Nakusp Springs to Mind

The West Kootenay town is just off-the-beaten-track enough to be newly discovered.

There is still a place surrounded by towering mountains and ringed with natural hot springs, off the beaten path but on the highway. A place where a starter home is the price of a residential lot in most B.C. cities, and where a lot is the price of an SUV.

“It’s absolutely gorgeous here,” says Karen Hamling who moved with her two then-toddlers to Nakusp from the Lower Mainland in the early 1970s, and never left. “It was just such a great place to raise kids,” she says. “They got a good education and there were all sorts of things for them to do.” Hamling was so taken by her adopted home she ran for council and has stayed for well over two decades, 13 of them as mayor.

Like many interior B.C. towns, Nakusp was founded by miners looking to strike it rich in gold and silver in the late 1800s. Most didn’t, but they set down roots in a lush valley surrounded by the Selkirk and Monashee mountains. Nakusp had a bustling fruit and vegetable growing industry, supplemented by logging activity. In the late 1960s, a dam was created for flood prevention, creating the Arrow Lakes reservoir (as it’s now known), a place of great beauty and recreation.   

“Naksup still has that quirky, small-town feel,” says Salina Riemer from CMH Heliskiing, which pioneered helicopter lifts for skiers to untracked mountainsides.

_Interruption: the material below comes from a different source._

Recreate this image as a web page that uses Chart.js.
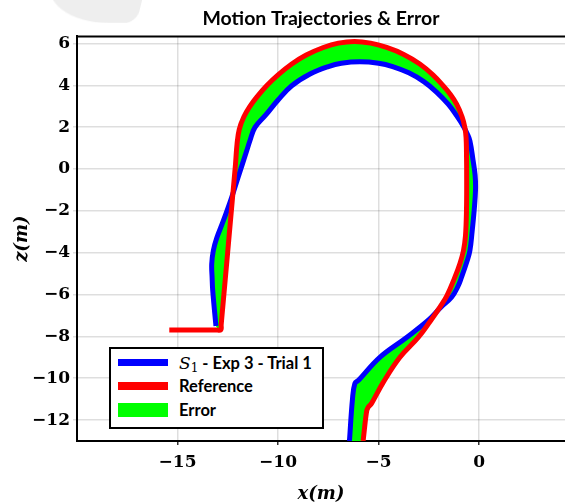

The company chose Nakusp as home for one of its main lodges, CMH Kootenay. “The terrain is absolutely incredible. It’s an easy drive from Spokane [Washington] and Kelowna. We’ll often fly into hot springs for aprés-ski at the end of the day. Where else can you do that?”

The hot springs are Nakusp’s other natural calling cards: two beautiful commercial hot springs (Nakusp and Halcyon) are just outside town, with many more wild (and free) hot springs peppered throughout the mountains.

The price of homes is a draw, too. “Young people can get into a starter home for $250,000 to $275,000. It’s really affordable,” says Kelly Roberts, owner of Selkirk Realty.

While Nakusp is easy enough to find, at the junction of highways 6 and 23, the natural hot springs are somewhat of an insider’s secret. “Just ask a local,” says former mayor Hamling–or become one.

Buy here: Nakusp average home value (2018): $249,000 (+13%).